As leaders of the Cabarrus Arts Council look toward the local future of the arts, they want young professionals to be more engaged.

That’s why the decades-old nonprofit last fall created Art on Tap, a paid membership group for 20- and 30-somethings who want to help guide the county’s arts hub.

The Arts Council’s efforts help expose about 300,000 people to the arts each year through school performances, exhibitions, live professional performances, art walks, education events and more.

The purpose of the young adult group is to develop arts leaders while raising awareness about the Arts Council.

Lisa Baker McCombs, 30, operations director of the Cabarrus Arts Council, will be staff liaison for the Art on Tap steering committee.

“Art on Tap’s efforts are important to me because they encourage the future of the arts in our community,” McCombs said. “As it looks toward the future of the arts in Cabarrus County, and its own future, the Cabarrus Arts Council identified more involvement from young adults – people in their 20s and 30s – as a goal.”

The next Art on Tap event will be Feb. 5 at The Galleries in downtown Concord. Dubbed “Art & Ale,” it will feature beer tasting and will allow guests to view the new “Interactive Lines” exhibition. It will even offer people the chance to create their own art.

Professional artist Paul Keysar will work with guests in a “drawing room” – a converted art gallery – where people can draw on the walls. Keysar has exhibited in The Galleries multiple times and plans to be an avid supporter of Art on Tap.

“I appreciate the opportunity to encourage interest in and understanding of the arts,” Keysar said. “The common misconception is that art is too expensive, out of reach and hard to understand. This exhibition is encouraging dialog through interaction.

“Art on Tap is encouraging people my age to get involved in the arts.”

Rebecca Collins, the Arts Council’s visual arts director, said the effort aims to make art more accessible and less intimidating.

“The drawing room encourages everyone to be creative, to become an artist and be a part of the exhibiting artists in The Galleries,” Collins said.

“We are partnering with Li’l Robert’s Place (a craft beer bar) and Ford Craven (a leader in a local home-brewing club) to coordinate our beer tasting,” Collins said. “They have a great craft beer selection and are knowledgeable on beer tastings and what our guests would enjoy.”

Hunter Huss and Meredith Beregovski are co-chairs of Art on Tap. Because young adults represent the future of the community, the duo hope to develop leaders who stay engaged and want to help plan future arts programming for young adults and families.

“Since this is our first year, our goal is to build our membership base so our future group efforts will be strengthened by the number of participants,” Huss said. “We hope to have 100 members by the end of June, and these kickoff events are helping us reach that goal.”

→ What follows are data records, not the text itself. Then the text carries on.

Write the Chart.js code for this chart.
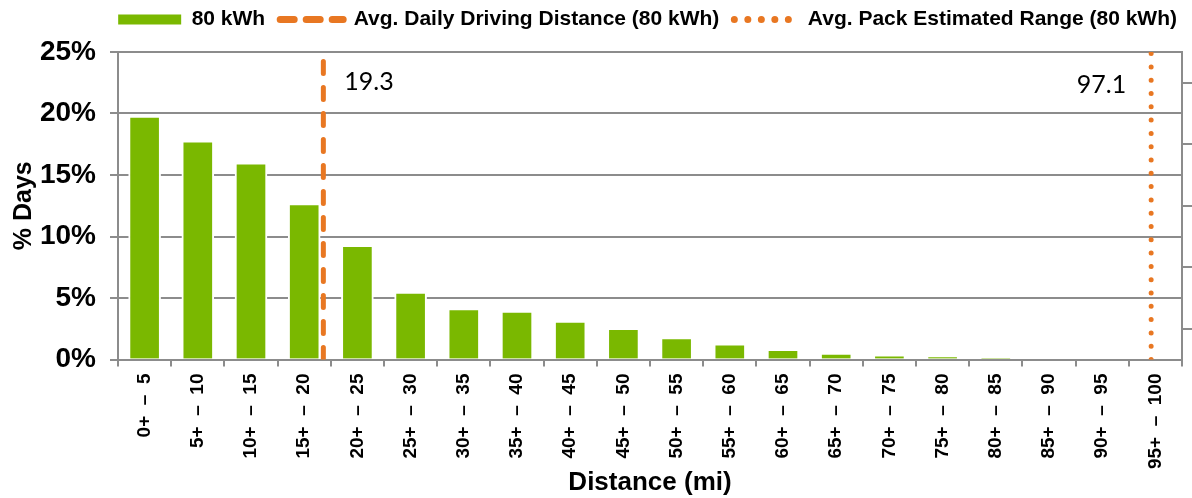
<!DOCTYPE html>
<html>
<head>
<meta charset="utf-8">
<script src="https://cdn.jsdelivr.net/npm/chart.js@4.4.1/dist/chart.umd.min.js"></script>
<style>
html,body{margin:0;padding:0;background:#fff;}
#wrap{width:1192px;height:498px;position:relative;}
</style>
</head>
<body>
<div id="wrap"><canvas id="c"></canvas></div>
<script>
// ---- data ----
const distanceBins = ["0+  –  5","5+  –  10","10+  –  15","15+  –  20","20+  –  25","25+  –  30","30+  –  35","35+  –  40","40+  –  45","45+  –  50","50+  –  55","55+  –  60","60+  –  65","65+  –  70","70+  –  75","75+  –  80","80+  –  85","85+  –  90","90+  –  95","95+  –  100"];
const pctDays = [19.7, 17.7, 15.9, 12.6, 9.2, 5.4, 4.05, 3.85, 3.05, 2.45, 1.7, 1.2, 0.75, 0.45, 0.3, 0.22, 0.1, 0, 0, 0];
const avgDailyDistance = 19.3;
const avgPackRange = 97.1;
const distanceRange = [0, 100];
const yTickValues = [0, 5, 10, 15, 20, 25];
const rightTickValues = [2.5, 7.5, 12.5, 17.5, 22.5];
const legendLabels = ["80 kWh", "Avg. Daily Driving Distance (80 kWh)", "Avg. Pack Estimated Range (80 kWh)"];
const yTitle = "% Days";
const xTitle = "Distance (mi)";

// ---- style ----
const GREEN = '#7AB800', ORANGE = '#E87722', GRID = '#8c8c8c';
Chart.defaults.font.family = "'Liberation Sans', Arial, sans-serif";
Chart.defaults.color = '#000';

const yMin = yTickValues[0], yMax = yTickValues[yTickValues.length - 1];

const legendHeight = {
  id: 'legendHeight',
  beforeInit(chart) {
    const lg = chart.legend;
    if (!lg) return;
    const f = lg.fit;
    lg.fit = function () { f.call(this); this.height = 58; };
  }
};

const valueLabels = {
  id: 'valueLabels',
  afterDatasetsDraw(chart) {
    const { ctx, scales } = chart;
    const x2 = scales.x2, y = scales.y;
    ctx.save();
    ctx.font = '25px Lato, "Open Sans", sans-serif';
    ctx.fillStyle = '#000';
    ctx.textBaseline = 'middle';
    ctx.textAlign = 'left';
    ctx.fillText(avgDailyDistance.toFixed(1), x2.getPixelForValue(avgDailyDistance) + 21, y.top + 30);
    ctx.textAlign = 'right';
    ctx.fillText(avgPackRange.toFixed(1), x2.getPixelForValue(avgPackRange) - 25, y.top + 33);
    ctx.restore();
  }
};

new Chart(document.getElementById('c'), {
  type: 'bar',
  data: {
    labels: distanceBins,
    datasets: [
      {
        type: 'bar',
        label: legendLabels[0],
        data: pctDays,
        backgroundColor: GREEN,
        borderColor: '#ffffff',
        borderWidth: { top: 1, left: 2, right: 2, bottom: 0 },
        grouped: false,
        barThickness: 32,
        xAxisID: 'x', yAxisID: 'y',
        order: 2
      },
      {
        type: 'line',
        label: legendLabels[1],
        data: [{ x: avgDailyDistance, y: yMin }, { x: avgDailyDistance, y: yMax }],
        xAxisID: 'x2', yAxisID: 'y',
        borderColor: ORANGE, borderWidth: 5,
        borderDash: [12, 14], borderCapStyle: 'round',
        pointRadius: 0, fill: false, order: 1
      },
      {
        type: 'line',
        label: legendLabels[2],
        data: [{ x: avgPackRange, y: yMin }, { x: avgPackRange, y: yMax }],
        xAxisID: 'x2', yAxisID: 'y',
        borderColor: ORANGE, borderWidth: 5,
        borderDash: [0, 13.3], borderCapStyle: 'round',
        pointRadius: 0, fill: false, order: 1
      }
    ]
  },
  options: {
    responsive: true,
    maintainAspectRatio: false,
    animation: false,
    layout: { padding: { top: -6, left: 0, right: 0, bottom: 0 } },
    plugins: {
      tooltip: { enabled: false },
      legend: {
        position: 'top',
        align: 'end',
        labels: {
          usePointStyle: true,
          pointStyleWidth: 63,
          padding: 15,
          font: { size: 21, weight: 'bold' },
          color: '#000',
          generateLabels: () => [
            { text: legendLabels[0], fillStyle: GREEN, strokeStyle: GREEN, lineWidth: 10, lineCap: 'butt', lineDash: [], pointStyle: 'line', datasetIndex: 0, hidden: false, fontColor: '#000' },
            { text: legendLabels[1], fillStyle: ORANGE, strokeStyle: ORANGE, lineWidth: 7, lineCap: 'round', lineDash: [14, 12], pointStyle: 'line', datasetIndex: 1, hidden: false, fontColor: '#000' },
            { text: legendLabels[2], fillStyle: ORANGE, strokeStyle: ORANGE, lineWidth: 7, lineCap: 'round', lineDash: [0, 13.5], pointStyle: 'line', datasetIndex: 2, hidden: false, fontColor: '#000' }
          ]
        }
      }
    },
    scales: {
      x: {
        type: 'category',
        offset: true,
        afterFit(s) { s.height = 138.5; },
        border: { display: true, color: GRID, width: 2 },
        grid: { display: true, drawOnChartArea: false, drawTicks: true, tickLength: 7, color: GRID, lineWidth: 2, offset: true },
        ticks: { autoSkip: false, maxRotation: 90, minRotation: 90, padding: 7, font: { size: 19, weight: 'bold' }, color: '#000' },
        title: { display: true, text: xTitle, font: { size: 26, weight: 'bold' }, color: '#000', padding: { top: 0, bottom: 0 } }
      },
      x2: { type: 'linear', min: distanceRange[0], max: distanceRange[1], offset: false, display: false },
      y: {
        position: 'left',
        min: yMin, max: yMax,
        afterFit(s) { s.width = 118; },
        afterBuildTicks(s) { s.ticks = yTickValues.map(v => ({ value: v })); },
        border: { display: true, color: GRID, width: 2 },
        grid: { color: GRID, lineWidth: 2, tickLength: 8, drawTicks: true },
        ticks: { padding: 14, font: { size: 28, weight: 'bold' }, color: '#000', callback: v => v + '%' },
        title: { display: true, text: yTitle, font: { size: 25, weight: 'bold' }, color: '#000', padding: { top: 9, bottom: 0 } }
      },
      y2: {
        position: 'right',
        min: yMin, max: yMax,
        offset: false,
        afterBuildTicks(s) { s.ticks = rightTickValues.map(v => ({ value: v })); },
        afterFit(s) { s.width = 10; },
        border: { display: true, color: GRID, width: 2 },
        grid: { drawOnChartArea: false, drawTicks: true, tickLength: 10, color: GRID, lineWidth: 2 },
        ticks: { display: false }
      }
    }
  },
  plugins: [legendHeight, valueLabels]
});
</script>
</body>
</html>
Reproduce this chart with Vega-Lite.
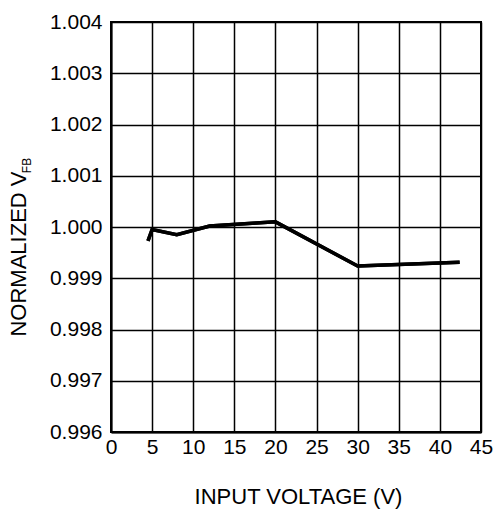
{
  "$schema": "https://vega.github.io/schema/vega-lite/v6.json",
  "autosize": "none",
  "width": 370,
  "height": 410,
  "padding": {"left": 111, "top": 22, "right": 15, "bottom": 78},
  "background": "white",
  "config": {
    "font": "Liberation Sans",
    "view": {"stroke": "black", "strokeWidth": 2},
    "axis": {
      "labelFont": "Liberation Sans",
      "titleFont": "Liberation Sans",
      "labelFontSize": 21,
      "titleFontSize": 22,
      "labelColor": "black",
      "titleColor": "black",
      "titleFontWeight": "normal",
      "gridColor": "black",
      "gridOpacity": 1,
      "gridWidth": 1.5,
      "domainColor": "black",
      "domainWidth": 2,
      "ticks": false
    }
  },
  "data": {
    "values": [
      {"v": 4.5, "n": 0.99973},
      {"v": 5, "n": 0.99995},
      {"v": 8, "n": 0.99985},
      {"v": 12, "n": 1.00002},
      {"v": 20, "n": 1.0001},
      {"v": 30, "n": 0.99924},
      {"v": 42.4, "n": 0.99931}
    ]
  },
  "encoding": {
    "x": {
      "field": "v",
      "type": "quantitative",
      "scale": {"domain": [0, 45], "nice": false, "zero": false},
      "axis": {
        "values": [0, 5, 10, 15, 20, 25, 30, 35, 40, 45],
        "title": "INPUT VOLTAGE (V)",
        "labelPadding": 4,
        "labelFlush": false,
        "titleX": 187,
        "titleY": 71,
        "titleBaseline": "alphabetic",
        "titleAnchor": null
      }
    }
  },
  "layer": [
    {
      "mark": {"type": "line", "color": "black", "strokeWidth": 3.5},
      "encoding": {
        "y": {
          "field": "n",
          "type": "quantitative",
          "scale": {"domain": [0.996, 1.004], "nice": false, "zero": false},
          "axis": {
            "orient": "left",
            "values": [0.996, 0.997, 0.998, 0.999, 1.0, 1.001, 1.002, 1.003, 1.004],
            "format": ".3f",
            "title": "NORMALIZED V",
            "labelPadding": 9,
            "labelFlush": false,
            "titleAngle": 270,
            "titleAlign": "center",
            "titleBaseline": "alphabetic",
            "titleX": -86,
            "titleY": 231.5
          }
        }
      }
    },
    {
      "mark": {"type": "line", "color": "black", "strokeWidth": 3.5},
      "encoding": {
        "y": {
          "field": "n",
          "type": "quantitative",
          "scale": {"domain": [0.996, 1.004], "nice": false, "zero": false},
          "axis": {
            "orient": "left",
            "offset": 0,
            "labels": false,
            "grid": false,
            "domain": false,
            "ticks": false,
            "title": "FB",
            "titleFontSize": 12,
            "titleAngle": 270,
            "titleAlign": "center",
            "titleBaseline": "alphabetic",
            "titleX": -81,
            "titleY": 143
          }
        }
      }
    }
  ],
  "resolve": {"scale": {"y": "independent"}, "axis": {"y": "independent"}}
}
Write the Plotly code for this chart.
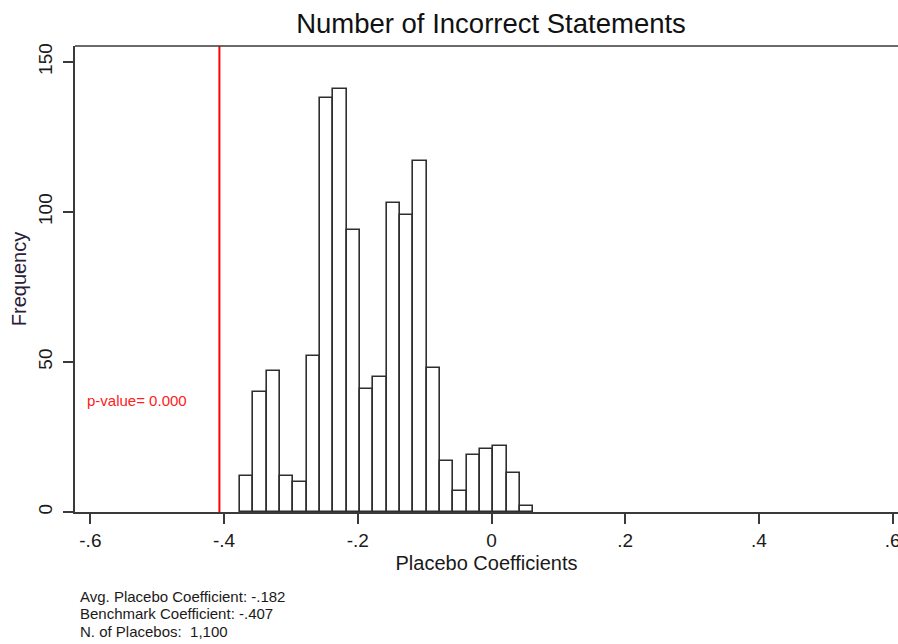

The first Art on Tap event, in October, drew about 120 people. The group now has about 40 members. The first Art on Tap event featured live music and a photo station with props. Local businesses donated food and drinks. Organizers hope to add 25 members at each event.

Art on Tap members also will take on a project annually, Huss said. This year, members will bring classic cult films and family movies to the Davis Theatre for residents to view next fall.

At the upcoming Art of Tap event, attendees can look for a “voting station,” where they can provide recommendations for that film series. Guests at film showings will be encouraged to dress up according to various themes in the selected films.

It is not necessary to be an Art on Tap member to participate in its events, but member benefits range from exclusive parties and discounts to volunteer opportunities and helping select the lineup of performers who come to the Davis Theatre.

“Art on Tap encourages the future of the arts in Cabarrus County, as we plan fun ways to develop arts leaders, assist with arts council planning and community awareness,” McCombs said.

“A group designed for and by young adults, our members come from diverse backgrounds and share a common interest in the arts and in making an impact on our community.”